▸ Aim of the task: Copy each line below exactly and leave the pictures out.

▸ Data excerpt:
+++

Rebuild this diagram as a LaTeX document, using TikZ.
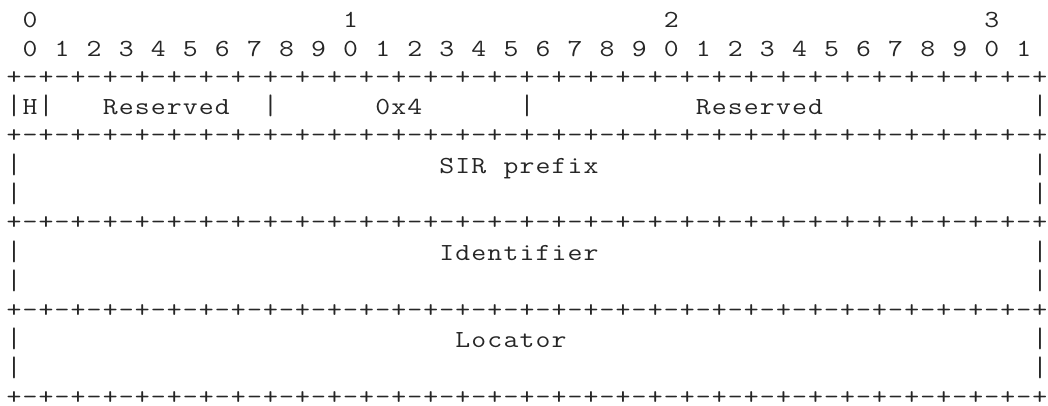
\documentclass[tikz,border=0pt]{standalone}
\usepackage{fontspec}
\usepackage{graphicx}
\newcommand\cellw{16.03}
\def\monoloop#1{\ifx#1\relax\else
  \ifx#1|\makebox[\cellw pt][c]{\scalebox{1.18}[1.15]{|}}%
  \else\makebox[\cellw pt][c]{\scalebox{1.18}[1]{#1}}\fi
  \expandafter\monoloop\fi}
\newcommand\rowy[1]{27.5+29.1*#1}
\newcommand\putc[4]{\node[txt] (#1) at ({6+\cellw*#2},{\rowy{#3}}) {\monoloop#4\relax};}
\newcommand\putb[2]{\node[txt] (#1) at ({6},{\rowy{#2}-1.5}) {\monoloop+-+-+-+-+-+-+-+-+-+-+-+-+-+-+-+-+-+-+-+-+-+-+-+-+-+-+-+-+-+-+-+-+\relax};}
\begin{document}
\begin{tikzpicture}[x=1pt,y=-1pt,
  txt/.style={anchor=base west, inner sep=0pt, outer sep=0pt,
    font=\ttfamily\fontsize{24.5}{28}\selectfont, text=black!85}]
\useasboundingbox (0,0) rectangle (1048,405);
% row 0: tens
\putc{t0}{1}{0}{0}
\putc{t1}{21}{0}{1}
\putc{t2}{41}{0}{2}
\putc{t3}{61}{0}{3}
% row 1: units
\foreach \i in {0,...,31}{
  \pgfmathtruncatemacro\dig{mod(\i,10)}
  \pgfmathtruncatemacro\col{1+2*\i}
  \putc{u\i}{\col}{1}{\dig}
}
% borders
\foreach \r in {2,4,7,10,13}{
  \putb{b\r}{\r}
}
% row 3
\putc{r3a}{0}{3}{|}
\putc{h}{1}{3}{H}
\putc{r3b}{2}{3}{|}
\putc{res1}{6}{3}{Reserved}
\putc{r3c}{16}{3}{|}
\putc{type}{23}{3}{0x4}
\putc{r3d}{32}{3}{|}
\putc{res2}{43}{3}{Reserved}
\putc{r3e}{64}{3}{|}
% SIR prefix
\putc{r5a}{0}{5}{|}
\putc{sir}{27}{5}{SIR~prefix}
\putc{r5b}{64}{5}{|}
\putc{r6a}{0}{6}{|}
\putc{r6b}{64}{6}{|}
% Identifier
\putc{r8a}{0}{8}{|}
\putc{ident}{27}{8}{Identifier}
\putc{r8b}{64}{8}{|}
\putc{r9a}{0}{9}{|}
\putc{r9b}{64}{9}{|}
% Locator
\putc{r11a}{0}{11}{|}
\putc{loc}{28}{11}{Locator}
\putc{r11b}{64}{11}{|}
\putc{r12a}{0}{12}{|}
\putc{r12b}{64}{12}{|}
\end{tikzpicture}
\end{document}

+++

▸ Reply:
Rebuild this diagram as a LaTeX document, using TikZ.
\documentclass[tikz,border=0pt]{standalone}
\usepackage{fontspec}
\usepackage{graphicx}
\newcommand\cellw{16.03}
\def\monoloop#1{\ifx#1\relax\else
  \ifx#1|\makebox[\cellw pt][c]{\scalebox{1.18}[1.15]{|}}%
  \else\makebox[\cellw pt][c]{\scalebox{1.18}[1]{#1}}\fi
  \expandafter\monoloop\fi}
\newcommand\rowy[1]{27.5+29.1*#1}
\newcommand\putc[4]{\node[txt] (#1) at ({6+\cellw*#2},{\rowy{#3}}) {\monoloop#4\relax};}
\newcommand\putb[2]{\node[txt] (#1) at ({6},{\rowy{#2}-1.5}) {\monoloop+-+-+-+-+-+-+-+-+-+-+-+-+-+-+-+-+-+-+-+-+-+-+-+-+-+-+-+-+-+-+-+-+\relax};}
\begin{document}
\begin{tikzpicture}[x=1pt,y=-1pt,
  txt/.style={anchor=base west, inner sep=0pt, outer sep=0pt,
    font=\ttfamily\fontsize{24.5}{28}\selectfont, text=black!85}]
\useasboundingbox (0,0) rectangle (1048,405);
% row 0: tens
\putc{t0}{1}{0}{0}
\putc{t1}{21}{0}{1}
\putc{t2}{41}{0}{2}
\putc{t3}{61}{0}{3}
% row 1: units
\foreach \i in {0,...,31}{
  \pgfmathtruncatemacro\dig{mod(\i,10)}
  \pgfmathtruncatemacro\col{1+2*\i}
  \putc{u\i}{\col}{1}{\dig}
}
% borders
\foreach \r in {2,4,7,10,13}{
  \putb{b\r}{\r}
}
% row 3
\putc{r3a}{0}{3}{|}
\putc{h}{1}{3}{H}
\putc{r3b}{2}{3}{|}
\putc{res1}{6}{3}{Reserved}
\putc{r3c}{16}{3}{|}
\putc{type}{23}{3}{0x4}
\putc{r3d}{32}{3}{|}
\putc{res2}{43}{3}{Reserved}
\putc{r3e}{64}{3}{|}
% SIR prefix
\putc{r5a}{0}{5}{|}
\putc{sir}{27}{5}{SIR~prefix}
\putc{r5b}{64}{5}{|}
\putc{r6a}{0}{6}{|}
\putc{r6b}{64}{6}{|}
% Identifier
\putc{r8a}{0}{8}{|}
\putc{ident}{27}{8}{Identifier}
\putc{r8b}{64}{8}{|}
\putc{r9a}{0}{9}{|}
\putc{r9b}{64}{9}{|}
% Locator
\putc{r11a}{0}{11}{|}
\putc{loc}{28}{11}{Locator}
\putc{r11b}{64}{11}{|}
\putc{r12a}{0}{12}{|}
\putc{r12b}{64}{12}{|}
\end{tikzpicture}
\end{document}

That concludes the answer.